Como bem observado pelo ideólogo saudita, Rabee al-Madkhali, em suas análises sobre Qutb, publicadas em 1995:

Esta legislação que Said Qutb atribui ao Islã, referindo-se aqui a alguns aspectos do socialismo-marxismo relacionado ao confisco de riqueza dos ricos para redistribuição entre os pobres que Qutb permitiu, ele os tomou dos princípios e teoremas comunistas e ocidentais que se tornaram difundidos em sua vida.

De fato, ele mesmo costumava absorver tais princípios e teoremas, e eles permaneciam estabelecidos em sua alma e em seu intelecto na época em que ele escreveria em nome do Islã. Especialmente quando ele montou o auge da revolução ditatorial nasrita que, em sua aplicação, centrou-se em torno do socialismo, baseado no teorema de Said Qutb e seus iguais, aqueles que misturaram o socialismo marxista com a vestimenta do Islã e pelo qual o islamismo e os muçulmanos foram aglutinados.

Conclusão

Said Qutb baseou suas ideologias em sua própria base socialista, marxista e leninista. Ele já estivera envolvido em uma revolução do estilo leninista quando ele, juntamente com Nasser e os Oficiais Livres, tramaram a revolução pela qual Nasser chegou ao poder, embora ele e Nasser tenham se separado depois e Qutb, tenha sido, mais tarde, executado por Nasser.

O fato de Said Qutb ter sido fortemente influenciado pelo socialismo marxista e pelo leninismo está sendo firmemente estabelecido à medida que mais e mais estudos acadêmicos são conduzidos, observando a evolução dos escritos e ideologias de Qutb no pano de fundo das paisagens sociais, econômicas e políticas em mudança.

Como todos os grupos takfiristas e jihadistas contemporâneos, que promovem a revolução como um meio de reforma, inevitavelmente tomaram suas metodologias de Said Qutb.
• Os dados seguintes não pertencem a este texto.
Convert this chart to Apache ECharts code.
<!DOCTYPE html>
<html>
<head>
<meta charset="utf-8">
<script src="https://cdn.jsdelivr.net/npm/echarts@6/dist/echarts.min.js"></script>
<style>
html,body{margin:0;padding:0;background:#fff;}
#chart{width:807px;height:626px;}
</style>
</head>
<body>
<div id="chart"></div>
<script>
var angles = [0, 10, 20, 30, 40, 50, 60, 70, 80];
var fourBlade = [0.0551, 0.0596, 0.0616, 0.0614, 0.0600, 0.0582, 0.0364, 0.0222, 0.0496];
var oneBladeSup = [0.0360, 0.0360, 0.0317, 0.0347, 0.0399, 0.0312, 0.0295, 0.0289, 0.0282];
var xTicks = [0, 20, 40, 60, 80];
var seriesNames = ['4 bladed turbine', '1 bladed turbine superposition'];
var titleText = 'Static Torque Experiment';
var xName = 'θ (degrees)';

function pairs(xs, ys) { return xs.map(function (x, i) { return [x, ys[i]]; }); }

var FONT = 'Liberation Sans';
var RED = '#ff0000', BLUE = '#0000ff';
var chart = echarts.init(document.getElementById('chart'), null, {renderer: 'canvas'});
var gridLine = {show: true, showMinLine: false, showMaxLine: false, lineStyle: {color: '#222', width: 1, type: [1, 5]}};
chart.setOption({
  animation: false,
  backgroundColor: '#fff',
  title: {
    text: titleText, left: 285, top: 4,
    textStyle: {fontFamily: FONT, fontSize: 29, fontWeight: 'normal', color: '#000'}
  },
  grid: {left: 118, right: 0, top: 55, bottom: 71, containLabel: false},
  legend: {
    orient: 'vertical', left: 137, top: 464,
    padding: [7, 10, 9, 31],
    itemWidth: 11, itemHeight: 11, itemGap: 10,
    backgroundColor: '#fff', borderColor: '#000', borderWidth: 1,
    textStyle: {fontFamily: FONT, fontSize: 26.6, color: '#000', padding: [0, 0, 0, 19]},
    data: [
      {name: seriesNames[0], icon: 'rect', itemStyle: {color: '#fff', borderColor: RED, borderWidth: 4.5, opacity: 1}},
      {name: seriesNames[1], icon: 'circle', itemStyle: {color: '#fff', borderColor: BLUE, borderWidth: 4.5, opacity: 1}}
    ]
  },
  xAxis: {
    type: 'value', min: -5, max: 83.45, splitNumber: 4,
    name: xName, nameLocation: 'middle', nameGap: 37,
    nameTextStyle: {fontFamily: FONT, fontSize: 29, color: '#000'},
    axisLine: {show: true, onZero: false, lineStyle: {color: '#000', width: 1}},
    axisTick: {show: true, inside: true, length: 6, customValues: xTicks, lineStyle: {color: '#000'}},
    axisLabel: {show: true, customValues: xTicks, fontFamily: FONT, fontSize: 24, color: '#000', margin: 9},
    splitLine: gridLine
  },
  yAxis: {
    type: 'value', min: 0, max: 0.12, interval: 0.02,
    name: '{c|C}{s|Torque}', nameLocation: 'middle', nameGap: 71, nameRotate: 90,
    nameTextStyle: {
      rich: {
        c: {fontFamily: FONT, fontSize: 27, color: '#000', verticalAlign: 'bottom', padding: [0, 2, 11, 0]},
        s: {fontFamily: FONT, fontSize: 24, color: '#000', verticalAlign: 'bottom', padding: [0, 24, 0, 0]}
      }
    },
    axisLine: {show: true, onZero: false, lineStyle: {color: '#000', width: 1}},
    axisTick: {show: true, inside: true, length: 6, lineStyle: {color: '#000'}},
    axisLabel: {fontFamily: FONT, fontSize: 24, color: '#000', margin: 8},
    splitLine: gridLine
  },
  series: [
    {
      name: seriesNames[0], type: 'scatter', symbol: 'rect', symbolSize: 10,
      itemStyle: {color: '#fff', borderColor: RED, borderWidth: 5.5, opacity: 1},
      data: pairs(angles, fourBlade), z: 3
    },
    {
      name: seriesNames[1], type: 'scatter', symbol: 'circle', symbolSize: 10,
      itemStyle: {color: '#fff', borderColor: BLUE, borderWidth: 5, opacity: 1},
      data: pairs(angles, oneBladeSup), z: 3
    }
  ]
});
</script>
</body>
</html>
Eles podem ser corretamente chamados de Leninistas-Kharijitas, já que a verdadeira base intelectual de suas ideologias e metodologias foi completamente exposta. O Leninismo de Qutb não conseguiu encontrar a revolução que imaginou no Alcorão, na Sunnah ou em qualquer um dos estudiosos muçulmanos ortodoxos.